WHAT YOU WILL DO
Find how many lines in the material contain "draw"; your answer should be that number alone.

INFORMATION PROVIDED
★ ★ ★
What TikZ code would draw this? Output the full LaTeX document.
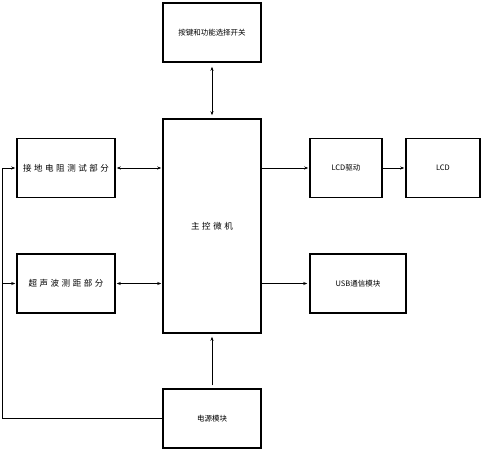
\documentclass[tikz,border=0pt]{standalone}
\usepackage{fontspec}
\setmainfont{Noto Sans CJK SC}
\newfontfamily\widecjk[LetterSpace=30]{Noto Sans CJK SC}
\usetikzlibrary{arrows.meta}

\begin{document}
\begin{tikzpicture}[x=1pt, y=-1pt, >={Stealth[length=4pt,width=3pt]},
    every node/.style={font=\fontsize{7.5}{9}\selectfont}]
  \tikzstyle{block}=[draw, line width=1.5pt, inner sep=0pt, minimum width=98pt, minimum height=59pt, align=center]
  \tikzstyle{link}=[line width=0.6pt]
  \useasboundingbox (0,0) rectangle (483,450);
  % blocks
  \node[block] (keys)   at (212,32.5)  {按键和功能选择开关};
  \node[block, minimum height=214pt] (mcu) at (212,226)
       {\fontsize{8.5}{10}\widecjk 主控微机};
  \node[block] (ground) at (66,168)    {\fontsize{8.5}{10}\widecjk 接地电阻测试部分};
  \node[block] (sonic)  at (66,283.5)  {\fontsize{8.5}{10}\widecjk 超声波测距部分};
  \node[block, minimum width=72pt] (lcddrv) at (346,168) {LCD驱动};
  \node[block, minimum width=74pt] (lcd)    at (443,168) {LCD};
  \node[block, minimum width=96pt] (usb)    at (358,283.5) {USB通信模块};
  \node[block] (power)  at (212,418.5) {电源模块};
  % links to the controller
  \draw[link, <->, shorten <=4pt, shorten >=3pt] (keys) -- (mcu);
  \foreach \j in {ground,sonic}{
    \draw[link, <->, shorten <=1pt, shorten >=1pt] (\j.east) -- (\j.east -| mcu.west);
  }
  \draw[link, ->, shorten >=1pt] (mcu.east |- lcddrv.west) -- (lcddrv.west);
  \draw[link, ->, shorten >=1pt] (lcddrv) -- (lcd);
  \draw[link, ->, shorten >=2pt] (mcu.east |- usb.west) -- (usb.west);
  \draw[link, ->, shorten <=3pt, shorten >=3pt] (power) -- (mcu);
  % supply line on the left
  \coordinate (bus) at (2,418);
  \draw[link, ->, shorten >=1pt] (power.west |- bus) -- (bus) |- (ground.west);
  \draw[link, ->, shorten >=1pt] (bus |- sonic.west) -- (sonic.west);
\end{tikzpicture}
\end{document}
★ ★ ★
SOLUTION TO THIS PROBLEM
10